A se demander s’il ne reste plus que le souvenir des vieux idéaux à habiter… Ex-fan des sixties, petite baby doll, comme chantait Jane Birkin sur un air de Gainsbourg ? Peter Doherty, l’ex-Libertines, est une rock star chérie des magazines, surtout parce qu’il correspond impeccablement au lieu commun le plus éculé. Il est jeune, sexy, et déviant, oh si magnifiquement déviant, porté sur les drogues et le conflit avec la loi, mais aussi fêté par les milieux de la mode et autres cercles mondains. Amy Winehouse a une voix de blues, des tatouages, un penchant pour l’alcool, et une vie agitée : rock star. Allons, n’y a-t-il donc plus que des simulacres, des répétitions, des rappels de ce que fut l’aspiration rock à faire vivre le désir, flou mais contagieux, d’une vie moins fragmentée ?
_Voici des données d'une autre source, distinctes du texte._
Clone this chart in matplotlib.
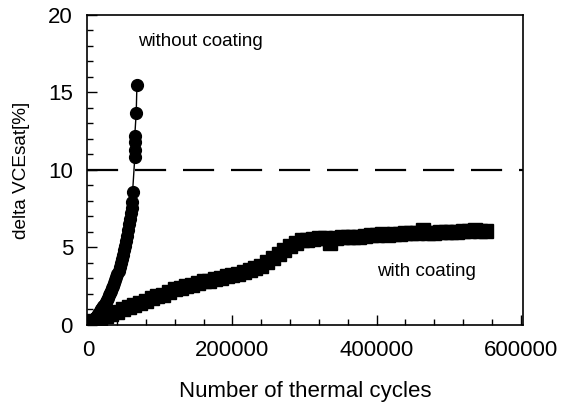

La Maroquinerie, à Ménilmontant, est un endroit charmant. On peut encore y entendre des groupes qui saisissent les vibrations du temps : où le passé est mixé avec l’inquiétude, l’ironie et la vitalité. Où le présent trouve sa bande-son, énervée, déséquilibrante, et malgré tout stimulante. En d’autres termes, où se réinventent les enjeux du rock – et peu importent les puristes, peu importe qu’il s’agisse de rock à proprement parler ou d’ autre chose, c’est de l’esprit qu’il est question ici. Le rock dit non à l’adaptation plus ou moins déprimée à l’état des choses. C’est ce que fait le duo français parfaitement frappé de Pneu, batterie-guitare, pulsation déchaînée et mélodie à cran. C’est ce que font les Espagnols de Tokyo Sex Destruction, ou les Américains de Clap your hands and say yeah. Pneu vient d’y jouer, Clap your hands y jouera à la rentrée. Le passé dans ces cas-là reprend sa place : il a fait son travail, reste à en faire renaître, y compris dans la rupture et la contradiction, ce qui a fait sa nécessité.

Patti Smith, Just kids, traduit de l’américain par Héloïse Pasquié, Denoël, Paris, 2010, 323 pages.

Michele Mari, Pink Floyd en rouge, traduit de l’italien par Jean-Paul Manganaro, Le Seuil, Paris, 297 pages.

Pneu, Pince Monseigneur, Head Records.